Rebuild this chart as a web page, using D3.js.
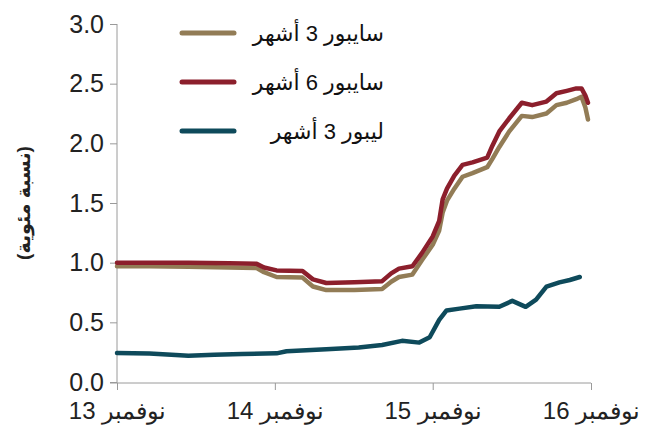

---

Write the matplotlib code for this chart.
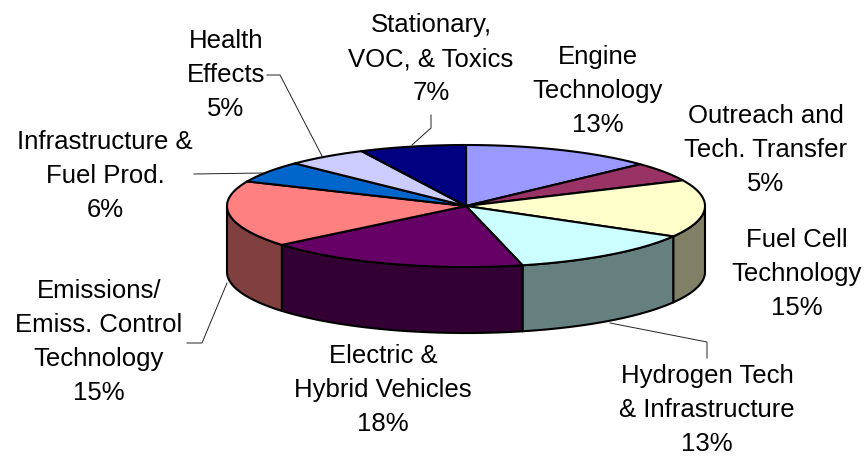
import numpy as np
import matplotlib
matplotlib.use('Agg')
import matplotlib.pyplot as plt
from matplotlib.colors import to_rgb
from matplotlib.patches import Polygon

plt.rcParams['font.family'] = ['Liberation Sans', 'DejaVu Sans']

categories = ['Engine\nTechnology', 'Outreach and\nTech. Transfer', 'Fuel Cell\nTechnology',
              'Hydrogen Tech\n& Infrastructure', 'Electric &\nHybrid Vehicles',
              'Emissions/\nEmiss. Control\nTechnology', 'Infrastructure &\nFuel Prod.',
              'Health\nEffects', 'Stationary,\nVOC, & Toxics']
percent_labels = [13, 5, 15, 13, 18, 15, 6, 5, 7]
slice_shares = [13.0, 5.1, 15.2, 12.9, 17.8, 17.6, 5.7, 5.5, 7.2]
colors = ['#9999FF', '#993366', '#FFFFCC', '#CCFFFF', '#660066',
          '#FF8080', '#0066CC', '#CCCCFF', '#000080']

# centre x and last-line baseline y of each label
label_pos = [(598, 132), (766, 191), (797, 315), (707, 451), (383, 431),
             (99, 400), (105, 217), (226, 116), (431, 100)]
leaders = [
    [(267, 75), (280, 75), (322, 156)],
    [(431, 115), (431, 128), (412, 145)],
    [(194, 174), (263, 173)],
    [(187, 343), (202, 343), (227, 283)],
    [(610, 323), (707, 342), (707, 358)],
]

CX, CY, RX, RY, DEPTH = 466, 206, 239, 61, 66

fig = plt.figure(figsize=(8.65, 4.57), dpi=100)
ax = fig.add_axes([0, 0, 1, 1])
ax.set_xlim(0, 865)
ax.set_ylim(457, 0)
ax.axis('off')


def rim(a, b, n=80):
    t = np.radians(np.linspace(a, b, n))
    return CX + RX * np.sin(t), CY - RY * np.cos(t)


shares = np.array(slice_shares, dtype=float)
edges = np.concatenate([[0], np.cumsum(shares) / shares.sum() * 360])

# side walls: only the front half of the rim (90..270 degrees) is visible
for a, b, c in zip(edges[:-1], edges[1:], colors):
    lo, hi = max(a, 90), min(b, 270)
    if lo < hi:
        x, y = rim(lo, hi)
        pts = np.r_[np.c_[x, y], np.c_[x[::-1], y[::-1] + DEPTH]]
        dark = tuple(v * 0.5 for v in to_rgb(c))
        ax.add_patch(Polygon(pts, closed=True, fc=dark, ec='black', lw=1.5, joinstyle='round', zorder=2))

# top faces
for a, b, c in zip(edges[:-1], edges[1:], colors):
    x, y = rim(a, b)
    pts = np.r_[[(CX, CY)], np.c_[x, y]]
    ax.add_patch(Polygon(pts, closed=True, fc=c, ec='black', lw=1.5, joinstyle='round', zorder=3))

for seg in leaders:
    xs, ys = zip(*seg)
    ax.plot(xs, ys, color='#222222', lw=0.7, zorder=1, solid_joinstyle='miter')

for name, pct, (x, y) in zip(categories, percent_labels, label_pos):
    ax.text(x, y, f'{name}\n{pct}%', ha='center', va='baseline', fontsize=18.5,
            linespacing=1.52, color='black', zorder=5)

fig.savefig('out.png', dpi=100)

---

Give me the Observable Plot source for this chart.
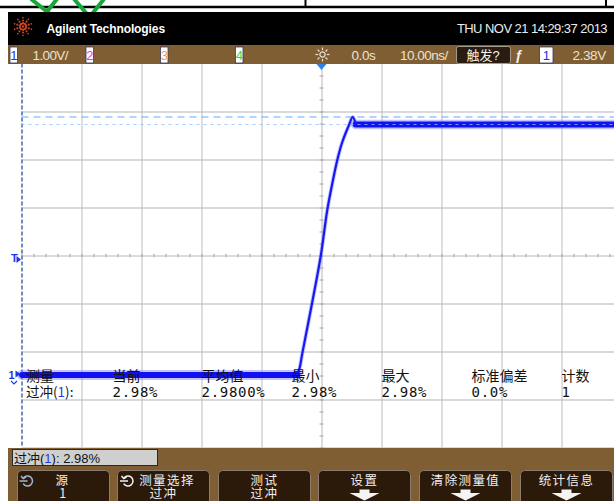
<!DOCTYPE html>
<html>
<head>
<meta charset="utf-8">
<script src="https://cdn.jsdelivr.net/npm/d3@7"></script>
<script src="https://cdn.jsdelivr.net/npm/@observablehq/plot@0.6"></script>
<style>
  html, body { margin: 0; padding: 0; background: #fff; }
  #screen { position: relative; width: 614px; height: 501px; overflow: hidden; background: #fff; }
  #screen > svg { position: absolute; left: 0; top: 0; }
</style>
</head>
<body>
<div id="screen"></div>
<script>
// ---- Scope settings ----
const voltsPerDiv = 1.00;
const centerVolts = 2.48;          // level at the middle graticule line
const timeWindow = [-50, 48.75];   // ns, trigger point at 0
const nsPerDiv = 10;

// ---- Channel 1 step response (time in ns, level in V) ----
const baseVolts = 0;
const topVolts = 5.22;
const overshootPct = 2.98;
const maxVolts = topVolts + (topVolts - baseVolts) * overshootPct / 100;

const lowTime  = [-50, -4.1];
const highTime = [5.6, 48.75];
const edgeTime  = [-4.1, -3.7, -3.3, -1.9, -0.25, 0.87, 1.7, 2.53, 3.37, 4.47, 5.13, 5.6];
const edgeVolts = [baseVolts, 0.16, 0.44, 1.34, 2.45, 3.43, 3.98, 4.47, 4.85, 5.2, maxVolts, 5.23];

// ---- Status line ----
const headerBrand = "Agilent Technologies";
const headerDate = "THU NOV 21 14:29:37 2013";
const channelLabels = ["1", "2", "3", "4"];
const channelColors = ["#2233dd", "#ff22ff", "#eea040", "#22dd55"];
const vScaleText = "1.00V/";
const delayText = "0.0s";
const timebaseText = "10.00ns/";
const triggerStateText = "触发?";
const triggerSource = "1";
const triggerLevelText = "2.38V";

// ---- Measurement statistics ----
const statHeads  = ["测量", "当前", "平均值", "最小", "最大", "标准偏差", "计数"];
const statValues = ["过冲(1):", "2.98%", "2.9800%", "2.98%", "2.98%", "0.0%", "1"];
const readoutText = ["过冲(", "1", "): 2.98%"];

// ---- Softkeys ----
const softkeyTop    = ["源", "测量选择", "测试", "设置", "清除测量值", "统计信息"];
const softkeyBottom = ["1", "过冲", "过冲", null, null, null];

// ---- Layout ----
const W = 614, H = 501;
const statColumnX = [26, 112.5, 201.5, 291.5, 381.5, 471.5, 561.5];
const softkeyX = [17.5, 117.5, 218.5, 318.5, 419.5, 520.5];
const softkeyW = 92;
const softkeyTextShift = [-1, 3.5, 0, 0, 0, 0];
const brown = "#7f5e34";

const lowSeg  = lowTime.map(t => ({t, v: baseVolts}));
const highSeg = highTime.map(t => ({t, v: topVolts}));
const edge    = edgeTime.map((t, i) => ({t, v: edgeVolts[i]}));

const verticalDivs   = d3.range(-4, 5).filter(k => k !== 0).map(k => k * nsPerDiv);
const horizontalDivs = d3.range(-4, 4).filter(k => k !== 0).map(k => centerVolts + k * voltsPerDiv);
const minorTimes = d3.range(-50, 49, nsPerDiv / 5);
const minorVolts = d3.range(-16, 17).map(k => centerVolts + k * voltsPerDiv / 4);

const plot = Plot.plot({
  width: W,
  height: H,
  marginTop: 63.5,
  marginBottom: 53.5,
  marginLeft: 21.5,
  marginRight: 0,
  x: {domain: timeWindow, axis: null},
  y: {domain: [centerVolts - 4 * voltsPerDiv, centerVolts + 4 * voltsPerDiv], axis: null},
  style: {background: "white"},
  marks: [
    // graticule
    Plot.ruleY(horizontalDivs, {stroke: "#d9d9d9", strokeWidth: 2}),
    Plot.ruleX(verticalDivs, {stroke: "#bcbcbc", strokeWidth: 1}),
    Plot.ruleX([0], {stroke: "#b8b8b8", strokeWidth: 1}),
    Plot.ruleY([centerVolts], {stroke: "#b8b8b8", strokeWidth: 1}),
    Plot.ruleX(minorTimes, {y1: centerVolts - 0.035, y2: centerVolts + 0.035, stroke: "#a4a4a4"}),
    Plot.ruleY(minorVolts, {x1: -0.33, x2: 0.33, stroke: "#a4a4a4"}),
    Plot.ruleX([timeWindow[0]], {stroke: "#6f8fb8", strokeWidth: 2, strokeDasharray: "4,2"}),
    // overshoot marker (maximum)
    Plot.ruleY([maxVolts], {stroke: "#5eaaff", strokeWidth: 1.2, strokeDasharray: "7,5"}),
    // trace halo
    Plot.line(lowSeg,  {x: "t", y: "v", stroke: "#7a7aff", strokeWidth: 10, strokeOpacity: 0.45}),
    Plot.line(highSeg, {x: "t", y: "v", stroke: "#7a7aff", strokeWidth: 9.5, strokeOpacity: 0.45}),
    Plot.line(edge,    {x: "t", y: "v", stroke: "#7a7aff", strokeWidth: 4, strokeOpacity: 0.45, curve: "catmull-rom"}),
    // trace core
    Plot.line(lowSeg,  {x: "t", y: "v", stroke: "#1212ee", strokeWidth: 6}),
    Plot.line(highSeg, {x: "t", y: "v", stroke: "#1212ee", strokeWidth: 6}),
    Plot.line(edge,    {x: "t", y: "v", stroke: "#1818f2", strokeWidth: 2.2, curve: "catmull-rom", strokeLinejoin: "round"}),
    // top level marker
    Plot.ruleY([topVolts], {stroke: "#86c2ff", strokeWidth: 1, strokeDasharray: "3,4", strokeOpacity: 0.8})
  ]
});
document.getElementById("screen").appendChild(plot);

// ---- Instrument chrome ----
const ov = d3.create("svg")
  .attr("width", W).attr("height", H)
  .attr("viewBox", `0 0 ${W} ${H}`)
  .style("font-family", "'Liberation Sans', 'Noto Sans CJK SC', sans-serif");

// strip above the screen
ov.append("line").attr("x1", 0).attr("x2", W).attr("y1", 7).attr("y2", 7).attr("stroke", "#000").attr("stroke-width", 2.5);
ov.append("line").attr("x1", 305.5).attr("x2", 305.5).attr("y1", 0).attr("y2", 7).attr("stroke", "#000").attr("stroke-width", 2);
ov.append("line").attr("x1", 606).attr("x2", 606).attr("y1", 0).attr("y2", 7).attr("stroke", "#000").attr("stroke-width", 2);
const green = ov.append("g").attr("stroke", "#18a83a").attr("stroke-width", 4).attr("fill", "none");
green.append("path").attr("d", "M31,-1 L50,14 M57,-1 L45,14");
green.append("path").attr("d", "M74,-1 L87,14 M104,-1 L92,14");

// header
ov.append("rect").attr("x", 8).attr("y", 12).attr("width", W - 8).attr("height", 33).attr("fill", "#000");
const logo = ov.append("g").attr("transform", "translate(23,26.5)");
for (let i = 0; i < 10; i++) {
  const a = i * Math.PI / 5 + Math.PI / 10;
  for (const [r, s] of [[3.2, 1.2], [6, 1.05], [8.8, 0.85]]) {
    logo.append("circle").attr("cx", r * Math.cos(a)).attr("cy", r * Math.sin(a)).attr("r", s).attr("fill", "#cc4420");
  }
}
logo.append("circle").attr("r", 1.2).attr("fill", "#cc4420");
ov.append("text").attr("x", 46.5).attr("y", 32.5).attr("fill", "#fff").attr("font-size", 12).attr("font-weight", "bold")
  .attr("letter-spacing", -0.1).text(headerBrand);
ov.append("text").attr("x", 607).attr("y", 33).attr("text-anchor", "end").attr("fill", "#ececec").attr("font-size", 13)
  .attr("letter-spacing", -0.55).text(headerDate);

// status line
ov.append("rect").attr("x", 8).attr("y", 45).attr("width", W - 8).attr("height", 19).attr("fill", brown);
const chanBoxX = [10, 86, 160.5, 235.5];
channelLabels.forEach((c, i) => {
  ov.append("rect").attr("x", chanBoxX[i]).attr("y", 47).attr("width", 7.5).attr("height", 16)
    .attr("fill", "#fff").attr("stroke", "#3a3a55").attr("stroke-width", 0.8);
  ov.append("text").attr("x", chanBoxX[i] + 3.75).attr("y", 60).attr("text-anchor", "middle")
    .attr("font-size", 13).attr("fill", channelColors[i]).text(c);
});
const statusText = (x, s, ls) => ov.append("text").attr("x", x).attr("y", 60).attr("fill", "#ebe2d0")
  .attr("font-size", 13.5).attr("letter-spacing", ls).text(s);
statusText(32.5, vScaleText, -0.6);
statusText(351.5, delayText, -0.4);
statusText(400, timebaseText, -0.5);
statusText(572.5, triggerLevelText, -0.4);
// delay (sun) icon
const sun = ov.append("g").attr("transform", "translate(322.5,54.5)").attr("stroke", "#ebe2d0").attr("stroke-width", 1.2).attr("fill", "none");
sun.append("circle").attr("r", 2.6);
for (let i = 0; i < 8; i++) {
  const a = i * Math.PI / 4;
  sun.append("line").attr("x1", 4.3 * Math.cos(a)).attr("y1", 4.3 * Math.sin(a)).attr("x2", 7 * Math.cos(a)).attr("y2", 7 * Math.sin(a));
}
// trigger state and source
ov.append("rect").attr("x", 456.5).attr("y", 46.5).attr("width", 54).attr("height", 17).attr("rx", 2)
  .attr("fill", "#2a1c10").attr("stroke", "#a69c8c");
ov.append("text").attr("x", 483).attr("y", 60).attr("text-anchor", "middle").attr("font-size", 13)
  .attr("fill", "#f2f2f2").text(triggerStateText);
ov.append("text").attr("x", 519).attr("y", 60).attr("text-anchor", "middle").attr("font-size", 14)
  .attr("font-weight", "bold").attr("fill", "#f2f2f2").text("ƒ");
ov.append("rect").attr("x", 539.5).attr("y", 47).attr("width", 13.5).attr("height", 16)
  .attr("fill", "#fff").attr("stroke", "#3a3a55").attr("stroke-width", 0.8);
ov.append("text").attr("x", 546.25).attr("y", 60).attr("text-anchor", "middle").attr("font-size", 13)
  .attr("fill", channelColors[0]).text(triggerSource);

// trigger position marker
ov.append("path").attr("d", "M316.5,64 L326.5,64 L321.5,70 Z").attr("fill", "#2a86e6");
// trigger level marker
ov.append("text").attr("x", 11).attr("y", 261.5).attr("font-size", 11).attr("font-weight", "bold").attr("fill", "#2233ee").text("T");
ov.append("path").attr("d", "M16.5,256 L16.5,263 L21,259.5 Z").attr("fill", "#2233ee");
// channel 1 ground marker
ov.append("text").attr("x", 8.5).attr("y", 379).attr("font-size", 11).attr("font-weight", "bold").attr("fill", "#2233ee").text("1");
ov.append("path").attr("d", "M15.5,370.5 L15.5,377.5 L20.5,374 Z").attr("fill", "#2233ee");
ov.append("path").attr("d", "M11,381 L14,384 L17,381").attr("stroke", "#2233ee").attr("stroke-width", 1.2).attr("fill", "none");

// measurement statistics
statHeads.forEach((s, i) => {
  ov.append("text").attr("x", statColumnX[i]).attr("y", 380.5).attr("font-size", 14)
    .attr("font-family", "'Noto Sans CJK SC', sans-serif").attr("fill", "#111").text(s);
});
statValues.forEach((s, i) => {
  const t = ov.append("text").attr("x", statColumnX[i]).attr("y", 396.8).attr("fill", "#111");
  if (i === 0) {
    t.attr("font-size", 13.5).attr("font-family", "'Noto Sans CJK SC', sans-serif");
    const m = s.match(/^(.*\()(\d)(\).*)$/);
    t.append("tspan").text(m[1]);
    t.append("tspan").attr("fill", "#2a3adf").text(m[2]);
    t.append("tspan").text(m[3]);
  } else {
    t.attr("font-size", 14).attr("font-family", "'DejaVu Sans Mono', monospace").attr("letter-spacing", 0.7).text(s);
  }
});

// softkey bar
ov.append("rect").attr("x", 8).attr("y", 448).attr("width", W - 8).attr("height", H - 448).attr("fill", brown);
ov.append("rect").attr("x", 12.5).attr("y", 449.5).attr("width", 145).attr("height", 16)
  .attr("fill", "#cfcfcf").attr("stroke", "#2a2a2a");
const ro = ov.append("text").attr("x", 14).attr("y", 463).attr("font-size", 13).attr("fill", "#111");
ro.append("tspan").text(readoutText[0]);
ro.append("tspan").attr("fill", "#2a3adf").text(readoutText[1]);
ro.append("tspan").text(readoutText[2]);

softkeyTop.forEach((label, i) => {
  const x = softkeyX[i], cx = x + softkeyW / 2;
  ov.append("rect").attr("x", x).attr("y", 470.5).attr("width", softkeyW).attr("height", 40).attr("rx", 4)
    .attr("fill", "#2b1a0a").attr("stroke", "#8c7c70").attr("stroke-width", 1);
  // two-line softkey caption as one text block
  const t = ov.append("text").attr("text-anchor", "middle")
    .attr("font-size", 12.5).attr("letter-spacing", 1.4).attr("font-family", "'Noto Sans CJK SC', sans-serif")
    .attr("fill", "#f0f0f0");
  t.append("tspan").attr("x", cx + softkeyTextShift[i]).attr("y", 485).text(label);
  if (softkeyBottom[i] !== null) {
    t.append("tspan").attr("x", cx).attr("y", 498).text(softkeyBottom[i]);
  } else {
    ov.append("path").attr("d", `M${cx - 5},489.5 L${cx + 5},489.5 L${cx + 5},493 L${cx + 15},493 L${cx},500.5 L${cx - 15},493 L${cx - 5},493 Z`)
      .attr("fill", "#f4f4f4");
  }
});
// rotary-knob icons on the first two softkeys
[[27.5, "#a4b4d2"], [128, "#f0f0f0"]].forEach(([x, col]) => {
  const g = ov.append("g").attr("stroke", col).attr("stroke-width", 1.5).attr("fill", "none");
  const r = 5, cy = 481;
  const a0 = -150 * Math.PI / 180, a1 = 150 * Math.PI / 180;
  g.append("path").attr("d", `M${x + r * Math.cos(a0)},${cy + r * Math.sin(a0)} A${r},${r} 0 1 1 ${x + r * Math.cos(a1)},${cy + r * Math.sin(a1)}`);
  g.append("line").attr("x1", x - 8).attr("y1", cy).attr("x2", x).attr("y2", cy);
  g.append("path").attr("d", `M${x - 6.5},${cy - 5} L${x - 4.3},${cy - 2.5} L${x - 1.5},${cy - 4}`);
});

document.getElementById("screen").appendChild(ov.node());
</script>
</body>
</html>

## What needs to be done
Go to the line that contains "Write the matplotlib code for this chart." and copy from there down to the line that contains "plt.rcParams['font.family'] = ['Liberation", with both lines included. Pass over the pictures.

## Result below
Write the matplotlib code for this chart.
import numpy as np
import matplotlib
matplotlib.use('Agg')
import matplotlib.pyplot as plt
from matplotlib.colors import to_rgb
from matplotlib.patches import Polygon

plt.rcParams['font.family'] = ['Liberation Sans', 'DejaVu Sans']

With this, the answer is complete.